Description of the data and file structure
data.zip - This archive contains the directory holding all the input data. And contains the following element:
- a_classification.csv: contains all the classification of the 3317 species. Columns presenting species, number of available occurrence observations, proportion of species classified as alpine respectively non-alpine by the Flora Alpina. Followed by the proportion of species that are classified as alpine or non-alpine by the polygon method or ElevDistr.
- b_oneTwoTree_output: this folder contains for every of the six genera the phylogeny from the pipeline oneTwoTree.
- The files GENUS_METHOD.nex are the input files for the DEC model generated by hand from a_classification.csv.
scripts.zip - This archive contains the scripts used for processing the data. And contains the following element:
- 1_date_tree.r: A r script used to convert the phylogram (oneTwoTree output) into a chronogram. The script uses as an input the files data/b_oneTwoTree_output/GENUS/Result_Tree_1XXXXXXXXX.tre. An generates the output files output/GENUS.tre
- 2_array.sh: Is a bash script that executes a array job. The script is coded to run on the sciCORE high performance cluster from the University of Basel. It runs the XX_simple_run.Rev scripts in a array.
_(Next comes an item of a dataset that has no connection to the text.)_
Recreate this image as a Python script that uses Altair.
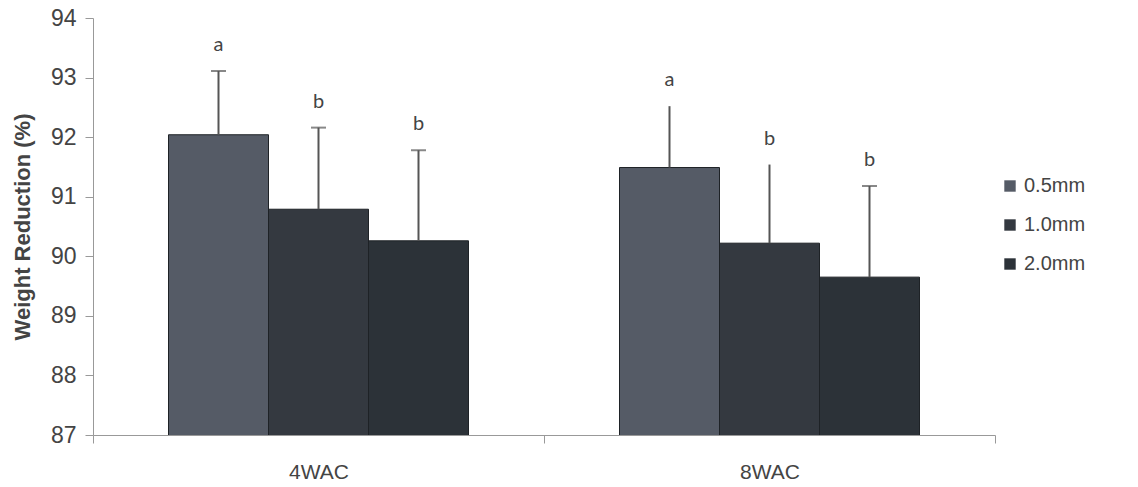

- The files XX_simple_run.Rev contain the code to run one DEC model. It represents the combination of all six genera and the four classification methods. Input files are: data/ GENUS_METHOD.nex and output/GENUS.tre. The MCMC results are stored in output/ GENUS_METHOD.params.log
output.zip - This archive contains the directory holding all the output data. And contains the following element:
- GENUS.tre: Contains the time calibrated phylogeny of every genus.
- GENUS_METHOD.params.log: These files contain the DEC model output from RevBayes. Every log file contains Iteration: posterior, likelihood, prior, extirpation rate and dispersal rate, sampled during the MCMC run.
Sharing/Access information
Here I link to the data sources or the pipeline to collect the data
Links to other publicly accessible locations of the data:
- “Raw” GBIF data: https://www.gbif.org/occurrence/download/0262521-210914110416597
Data was derived from the following sources:
- Flora Alpina: Aeschimann, D., Lauber, K., Moser, D. M., & Theurillat, J. P. (2004). Flora alpina: atlas des 4500 plantes vasculaires des Alpes. Belin.
- OneTwoTree: Drori, M., Rice, A., Einhorn, M., Chay, O., Glick, L., & Mayrose, I. (2018). OneTwoTree: An online tool for phylogeny reconstruction. Molecular Ecology Resources, 18(6), 1492-1499.